「こんな業突張り爺さんに付き合わされるのかと思ったが」家(うち)へ帰ろう りゃんひささんの映画レビュー(感想・評価)
こんな業突張り爺さんに付き合わされるのかと思ったが
アルゼンチンはブエノスアイレス。
88歳になる元仕立屋のアブラハム(ミゲル・アンヘル・ソラ)は、家族の強引な奨めで老人ホームに入ることになった。
気がかりなのは、最後に仕立てたスーツのこと。
スーツそのものではなく、第二次世界大戦末期、生まれ故郷のポーランドでの出来事が気にかかる・・・
というところから始まる物語で、件のスーツを命の恩人のポーランド人の幼馴染に手渡したい、ということで家族に黙ってポーランドへ旅立っていく。

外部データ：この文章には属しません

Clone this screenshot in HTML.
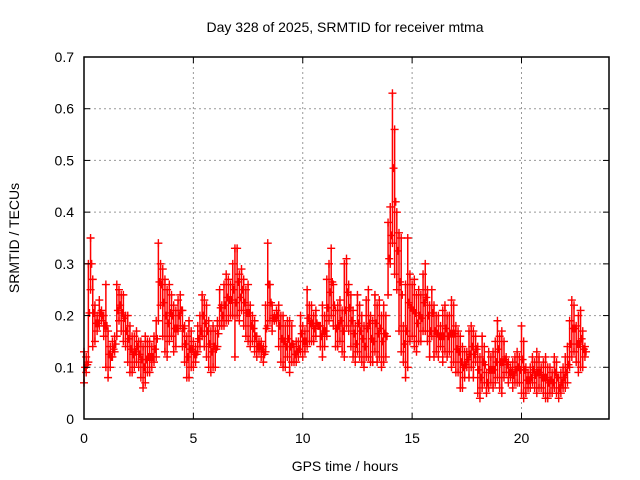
<!DOCTYPE html>
<html><head><meta charset="utf-8"><style>
body{margin:0;background:#fff}
svg{display:block;font-family:"Liberation Sans",sans-serif}
</style></head><body>
<svg id="chart" width="640" height="480" xmlns="http://www.w3.org/2000/svg">
<rect width="640" height="480" fill="#fff"/>
<text x="345" y="32" font-size="14" text-anchor="middle">Day 328 of 2025, SRMTID for receiver mtma</text>
<text x="345" y="471" font-size="14" text-anchor="middle">GPS time / hours</text>
<text transform="translate(19,238) rotate(-90)" font-size="14" text-anchor="middle">SRMTID / TECUs</text>
<g id="grid"></g><g id="marks"></g><g id="axes"></g>
</svg>
<script>
const xTicks=[0,5,10,15,20];
const yTicks=[0,0.1,0.2,0.3,0.4,0.5,0.6,0.7];
const hiVals=[
.13,.12,.30,.35,.27,.22,.20,.23,.21,.20,
.26,.17,.14,.15,.16,.26,.25,.24,.24,.20,
.20,.18,.16,.16,.17,.15,.15,.14,.16,.15,
.15,.14,.16,.19,.34,.30,.29,.27,.25,.26,
.24,.22,.21,.23,.24,.21,.18,.16,.19,.17,
.15,.14,.18,.20,.24,.23,.22,.19,.17,.18,
.17,.19,.25,.22,.26,.28,.27,.26,.30,.33,
.33,.28,.29,.27,.25,.26,.22,.20,.19,.16,
.15,.15,.14,.22,.34,.26,.22,.20,.21,.22,
.20,.20,.18,.19,.19,.18,.14,.15,.15,.20,
.18,.17,.25,.22,.22,.20,.21,.18,.18,.22,
.20,.27,.30,.33,.26,.21,.22,.23,.21,.30,
.31,.26,.24,.21,.18,.24,.22,.20,.18,.23,
.25,.20,.19,.24,.22,.23,.20,.22,.20,.38,
.41,.63,.56,.40,.36,.35,.18,.26,.35,.28,
.26,.27,.24,.25,.24,.28,.30,.25,.22,.25,
.22,.20,.20,.18,.21,.22,.20,.20,.23,.22,
.18,.17,.16,.14,.13,.13,.17,.18,.17,.16,
.14,.12,.16,.14,.09,.13,.12,.13,.15,.19,
.16,.17,.15,.12,.11,.10,.11,.12,.13,.12,
.18,.15,.10,.09,.10,.12,.11,.13,.12,.10,
.11,.12,.10,.10,.09,.12,.11,.08,.09,.10,
.12,.14,.19,.23,.22,.18,.20,.21,.17,.14];
const loVals=[
.07,.09,.11,.25,.14,.15,.17,.18,.19,.16,
.10,.08,.10,.12,.13,.16,.19,.17,.15,.14,
.11,.09,.09,.10,.11,.10,.08,.06,.07,.09,
.09,.10,.11,.12,.19,.22,.16,.13,.12,.15,
.16,.13,.14,.17,.18,.14,.11,.08,.08,.10,
.10,.11,.13,.14,.16,.14,.12,.10,.09,.10,
.10,.14,.18,.18,.18,.19,.19,.20,.20,.12,
.20,.19,.21,.18,.16,.15,.14,.15,.13,.12,
.13,.12,.11,.13,.18,.19,.17,.19,.19,.14,
.11,.10,.10,.12,.09,.11,.11,.11,.12,.13,
.12,.13,.14,.15,.15,.15,.16,.18,.14,.12,
.14,.16,.19,.20,.18,.14,.14,.15,.13,.12,
.18,.17,.14,.12,.11,.13,.12,.11,.10,.12,
.12,.11,.11,.13,.11,.12,.10,.11,.12,.24,
.30,.34,.28,.25,.17,.13,.11,.08,.10,.15,
.16,.14,.13,.15,.15,.17,.17,.15,.12,.16,
.12,.13,.12,.14,.11,.13,.12,.13,.10,.11,
.09,.09,.06,.06,.08,.10,.08,.10,.08,.11,
.05,.04,.06,.07,.05,.06,.07,.06,.07,.08,
.06,.05,.08,.09,.07,.08,.06,.07,.07,.07,
.05,.04,.05,.06,.06,.07,.06,.05,.06,.06,
.05,.04,.04,.05,.05,.06,.05,.04,.05,.06,
.06,.07,.10,.12,.13,.11,.09,.10,.10,.12];
const timeStep=0.1;
const X0=84,X1=609,Y0=419,Y1=57;
const xs=v=>X0+(v/24)*(X1-X0);
const ys=v=>Y0-(v/0.7)*(Y0-Y1);
const NS='http://www.w3.org/2000/svg';
function mk(tag,attrs,parent){const e=document.createElementNS(NS,tag);for(const k in attrs)e.setAttribute(k,attrs[k]);parent.appendChild(e);return e;}
const grid=document.getElementById('grid'),axes=document.getElementById('axes'),marks=document.getElementById('marks');
xTicks.forEach(t=>{
 const x=xs(t);
 if(t>0){const g=mk('line',{x1:x,x2:x,y1:Y1,y2:Y0,stroke:'#999','stroke-dasharray':'2,3'},grid);
 
 }
 mk('line',{x1:x,x2:x,y1:Y0,y2:Y0-6,stroke:'#000'},axes);
 mk('line',{x1:x,x2:x,y1:Y1,y2:Y1+6,stroke:'#000'},axes);
 const l=mk('text',{x:x,y:Y0+24,'font-size':14,'text-anchor':'middle'},axes);l.textContent=t;
 
 
});
yTicks.forEach(t=>{
 const y=ys(t);
 if(t>0&&t<0.7){const g=mk('line',{x1:X0,x2:X1,y1:y,y2:y,stroke:'#999','stroke-dasharray':'2,3'},grid);
 
 }
 mk('line',{x1:X0,x2:X0+6,y1:y,y2:y,stroke:'#000'},axes);
 mk('line',{x1:X1,x2:X1-6,y1:y,y2:y,stroke:'#000'},axes);
 const l=mk('text',{x:X0-10,y:y+5,'font-size':14,'text-anchor':'end'},axes);l.textContent=t===0?'0':t.toFixed(1);
 
 
});
const frame=mk('rect',{x:X0,y:Y1,width:X1-X0,height:Y0-Y1,fill:'none',stroke:'#000','stroke-width':1.5},axes);


function plus(x,y){
 const p=mk('path',{d:`M${x-4},${y}h8M${x},${y-4}v8`,stroke:'#f00','stroke-width':1.4,fill:'none'},marks);
 
 
}
hiVals.forEach((h,i)=>{
 const t=i*timeStep,lo=loVals[i];
 const x=xs(t);
 const r=mk('line',{x1:x,x2:x,y1:ys(h),y2:ys(lo),stroke:'#f00','stroke-width':1.5},marks);
 
 
 plus(x,ys(h));plus(x,ys(lo));
 plus(xs(t+timeStep/2),ys((h+lo)/2));
});
</script>
</body></html>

アブラハムはユダヤ人で、第二次世界大戦のポーランドで辛酸を舐めた。
そんな彼を救ってくれたポーランド人の幼馴染に再開したいというものだ。
物語はシンプルなロードムービーで、概ね4つのパートに分かれる。
まずは、アルゼンチンを飛行機で旅立つまで。
次は、経由地スペインでパリ行きの列車に乗るまで。
続いて、パリからポーランドまでの列車での移動。
最後は、ポーランドでの終幕。
なのだけれど、オープニング早々のエピソードで、ちょっと癖癖してしまいました。
それは、永年暮らした家を離れるので孫たちと記念写真を撮ろうというエピソードで、孫のひとりがゴネて参加しない。
だが、孫娘はスマホを買いたい、お金を出してくれたら、一緒に写るといい、アブラハムと駆け引きが始まります。
その駆け引きのユダヤ人的なこと。
老いも幼きも、がめつい、がめつい。
こんな爺さんにこの後も付き合うのかと思うと、ちょっと辟易で、こんな感じはスペインでの宿泊費の値引き交渉にも登場し、このあたりでちょっと降参しようかとも思いました。
なのですが、道中、助けてくれる女性たちに絆され、爺さんもちょっと丸くなって折れるので、最後まで付き合えました。
列車旅での道連れ女性や、ポーランドの看護婦など、優しすぎるきらいがないこともないのですが、でもまぁ、年配のユダヤ人にはこれぐらい優しくなければいけないかもしれません。
なにせ、彼は先の大戦での迫害の被害者なのですから。
で、結局のところ、彼の旅の目的は果たされるわけですが、心温まるけれども少々物足りない。